Furthermore, it is of no consequence that the Commission filed its answer to the second amended complaint subsequent to the hearing in which the circuit court orally denied its motion to dismiss the second amended complaint. The record reveals that the Commission's answer to the second amended complaint was filed prior to the entry of the circuit court's order denying the motion to dismiss. The written order from the circuit court, rather than the hearing, is the operative procedural fact pertinent to the resolution of this issue. Furthermore, the court prefaced its findings by stating that it had reviewed "the pleadings, responses, replies, supporting briefs, and arguments of counsel." This language necessarily leads to the conclusion that the circuit court considered the Commission's answer to the second amended complaint and that it considered and ruled on the issue of waiver, which both parties argued at the hearing and which Alpha Marketing asserted in its amended response to the Commission's motion to dismiss the second amended complaint.

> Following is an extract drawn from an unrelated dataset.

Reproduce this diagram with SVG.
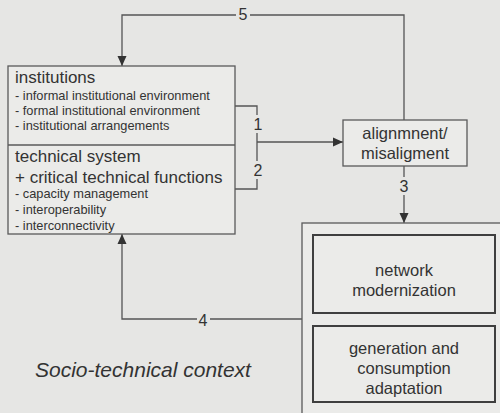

Finally, sovereign immunity is jurisdictional immunity from suit, see Arkansas Dep't of Envtl. Quality v. Al-Madhoun, 374 Ark. 28, 32, 285 S.W.3d 654, 658 (2008), and it can be pleaded at any time.[1] See Seth v. St. Edward Mercy Med. Ctr., 375 Ark. 413, 291 S.W.3d 179 (2009) (noting that the doctrine of charitable immunity provides charitable organizations with immunity both from liability and from suit and that the defense of charitable immunity was not waived by failure to plead it in the original answer).


  1. Pursuant to Arkansas Rule of Civil Procedure 12(h), certain defenses must be raised in the original responsive pleading or by motion. Because sovereign immunity, like charitable immunity, is not listed among the defenses in Arkansas Rule of Civil Procedure 12(h), it is not waived if not asserted in the original answer.